然而面對劉鑫的質疑,陰溝鼻卻斬釘截鐵的說道:“劉少,你有所不知,在這兩天裏面,你父親他們已經利用那個巨型喪屍的斷臂和殘骸煉制出了一些病毒原液,這種病毒原液對于喪屍有着極強的吸引力,所以才會有這麽多喪屍包圍指揮部。隻要我們好好利用這些病毒原液的話,引走喪屍并不是一件難事。”
說到這裏,陰溝鼻微微頓了一頓,然後繼續說道:“而隻要有人引走喪屍,讓我們成功抵達停機坪,那我們回頭就能駕駛直升機把這些人都救出去。當然,這裏面肯定會有不小的風險,但這也是我們唯一的方法了。”

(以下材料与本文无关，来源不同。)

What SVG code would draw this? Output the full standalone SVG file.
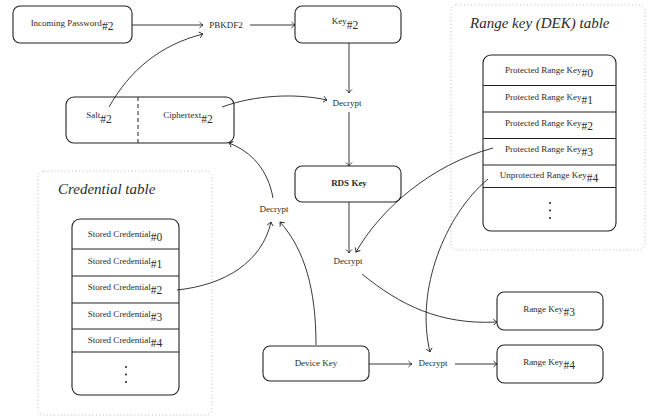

“難道就不能讓人拿着這截斷舌去停機坪,然後駕駛直升機依次把人都接走嗎?”
聽到陰溝鼻的話,黃裳不知道爲何感到一絲不安,随後皺着眉頭問道。
“這根本不可能。”
陰溝鼻搖了搖頭,沉聲說道:“直升機不是說開就能開的,從啓動到升空都需要一定的時間,而且噪音特别大,如今國防科大裏面已經遍布喪屍,隻要我們一啓動直升機,巨大的噪音就會吸引大量的喪屍過來,到時候我們根本沒有第二次降落和起飛的機會。”

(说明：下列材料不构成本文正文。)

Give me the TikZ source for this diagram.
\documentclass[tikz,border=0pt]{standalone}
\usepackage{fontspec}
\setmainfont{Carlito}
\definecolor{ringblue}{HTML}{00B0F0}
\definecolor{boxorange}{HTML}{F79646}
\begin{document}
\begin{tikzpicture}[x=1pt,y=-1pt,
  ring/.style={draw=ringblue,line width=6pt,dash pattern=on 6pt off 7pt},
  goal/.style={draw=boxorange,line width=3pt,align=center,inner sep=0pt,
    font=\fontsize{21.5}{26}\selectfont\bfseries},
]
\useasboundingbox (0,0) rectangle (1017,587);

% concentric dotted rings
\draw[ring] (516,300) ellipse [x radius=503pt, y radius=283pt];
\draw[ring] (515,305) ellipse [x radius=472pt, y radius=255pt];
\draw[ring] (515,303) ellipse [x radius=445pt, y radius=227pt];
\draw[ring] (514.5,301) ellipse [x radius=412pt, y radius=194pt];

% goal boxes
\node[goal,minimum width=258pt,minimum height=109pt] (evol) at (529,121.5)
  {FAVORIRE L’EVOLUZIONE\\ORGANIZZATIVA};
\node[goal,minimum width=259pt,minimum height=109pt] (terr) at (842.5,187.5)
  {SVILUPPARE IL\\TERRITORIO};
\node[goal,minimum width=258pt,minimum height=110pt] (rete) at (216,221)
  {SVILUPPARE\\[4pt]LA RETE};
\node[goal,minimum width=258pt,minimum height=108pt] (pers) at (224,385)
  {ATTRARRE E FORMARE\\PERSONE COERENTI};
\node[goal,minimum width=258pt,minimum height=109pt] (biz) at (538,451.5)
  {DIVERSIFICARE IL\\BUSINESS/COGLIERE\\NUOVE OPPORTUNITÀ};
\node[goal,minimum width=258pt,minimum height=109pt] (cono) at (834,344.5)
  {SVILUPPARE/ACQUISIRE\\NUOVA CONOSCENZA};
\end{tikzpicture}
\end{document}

說到這裏,陰溝鼻的神色也變得更加嚴肅了起來:“所以我們隻能想辦法一起沖進停機坪,然後一部分人上停機坪裏面的運5型運輸機,一部分人乘坐直升機離開,最後再用直升機進行低空飛行來接走那些負責吸引喪屍的人……這是唯一的方法了!”
“說得輕巧,吸引喪屍的危險這麽大,又由誰來負責呢?”
劉鑫雖然很讨厭這個陰溝鼻,但他卻也明白此刻這個鷹鈎鼻或許說的沒錯,所以隻能咬牙問道。
“引走喪屍的人不僅要足夠勇敢,而且還需要有強悍的體魄和力量,這樣才能盡可能的爲我們拖延時間。”
鷹鈎鼻眼中寒芒一閃而過,淡淡地說道:“我身邊這三個警衛員本來應該能勝任的,但可惜被你們打傷了,所以隻能指望你們其中的一些人了。”
說完,鷹鈎鼻便将目光鎖定在了黃裳的身上,然後接着說道:“我看這位就不錯,不僅身手不凡,能夠瞬間擊敗我手下的兩個警衛員,而且剛剛還能從屍群中沖過而面不改色,膽識過人,絕對可以說是執行這次行動的最佳人選!”
“爲什麽你不去?!”
看到鷹鈎鼻居然把主意打到了黃裳身上,劉鑫頓時忍不住怒吼起來:“我看你也很适合這個任務啊!”
“因爲我是這些人裏面唯一會開運5型運輸機的人,這個理由夠了嗎?”
鷹鈎鼻淡淡一笑,随後聲音也變得冰冷了起來:“我能說的都已經說了,接下來該怎麽做,是冒點風險搏一搏,還是坐以待斃,就要各位自己決定了。”